El comandante Vantil de Carrére, agregado al Cuerpo de Observación del general Dupont, es uno de los dos mil noventa y ocho enfermos franceses -la mayoría por venéreas y por sarna, que estraga al ejército imperial- ingresados en el Hospital General, situado en la confluencia de la calle de Atocha con el paseo del Prado. Al escuchar gritos y golpes, Carrére se levanta de su catre en el pabellón de oficiales, se viste como puede y acude a ver qué ocurre. En la puerta, cuya verja acaba de cerrarse ante una multitud de paisanos enfurecidos que arroja piedras mientras pretende entrar en el edificio y masacrar a los franceses, un capitán de Guardias Españolas intenta contener al populacho con unos pocos soldados, a riesgo de su vida. Rogándole que aguante un poco más, el comandante francés organiza con toda urgencia la defensa, movilizando a treinta y seis oficiales ingresados en el hospital y a cuantos soldados pueden tenerse en pie. Tras bloquear la puerta con una barricada hecha de camas metálicas, abierto el depósito de armas dispuesto en una sala del hospital, Carrére reúne un batallón de novecientos hombres, vestidos con sus camisas gastadas y negras de enfermos, a los que distribuye por el edificio para guarnecer las entradas de Atocha y el Prado. Aun así, el capitán de Guardias Españolas todavía debe emplearse a fondo para reducir un intento de los mozos de cocinas por hacerse con armas dentro del hospital y degollar a los enfermos. En el tumulto de los pasillos, donde llegan a dispararse algunos tiros, un zapador español de robusta constitución, dos cocineros y dos enfermeros son encerrados en las cocinas, pero ningún francés resulta herido. La situación la despeja, al fin, una compañía de infantería imperial que acude a paso ligero, dispersa a la gente de la calle y acordona el edificio. Cuando el comandante Carrére busca al capitán español para darle las gracias y averiguar su nombre, éste se ha marchado con sus hombres a su cuartel.

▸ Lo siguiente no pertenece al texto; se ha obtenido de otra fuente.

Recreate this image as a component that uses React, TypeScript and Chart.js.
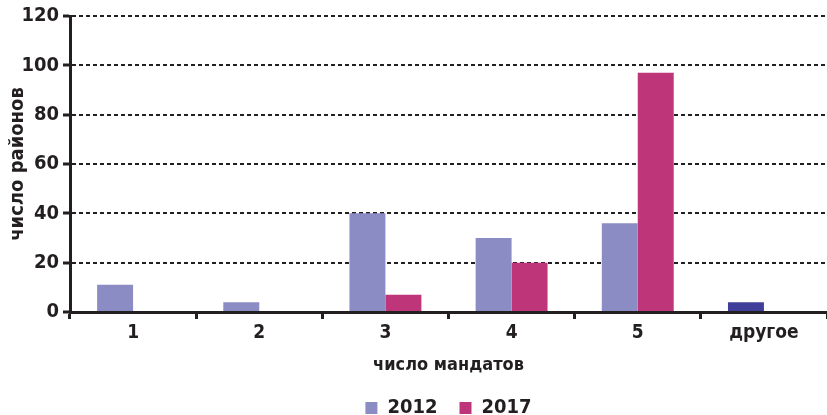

Otros no tienen la suerte de los enfermos del Hospital General. Un ordenanza francés de diecinueve años que lleva un mensaje al retén de la plaza Mayor es asesinado por los vecinos en la calle de Cofreros; y un pelotón que, ajeno al tumulto, pasa por el callejón de la Zarza cargando leña, es acometido con piedras y palos hasta que todos los imperiales quedan heridos o muertos, y los atacantes se apoderan de sus armas. Más o menos a la misma hora, el presbítero don Ignacio Pérez Hernández, que permanece en la puerta del Sol con su grupo de feligreses de Fuencarral, ve desembocar por la calle de Alcalá, junto a la iglesia y el hospital del Buen Suceso, a dos mamelucos de la Guardia, que galopan a rienda suelta con pliegos que -pronto averiguará su contenido, pues caerán en las manos mismas del sacerdote- son del general Grouchy para el duque de Berg.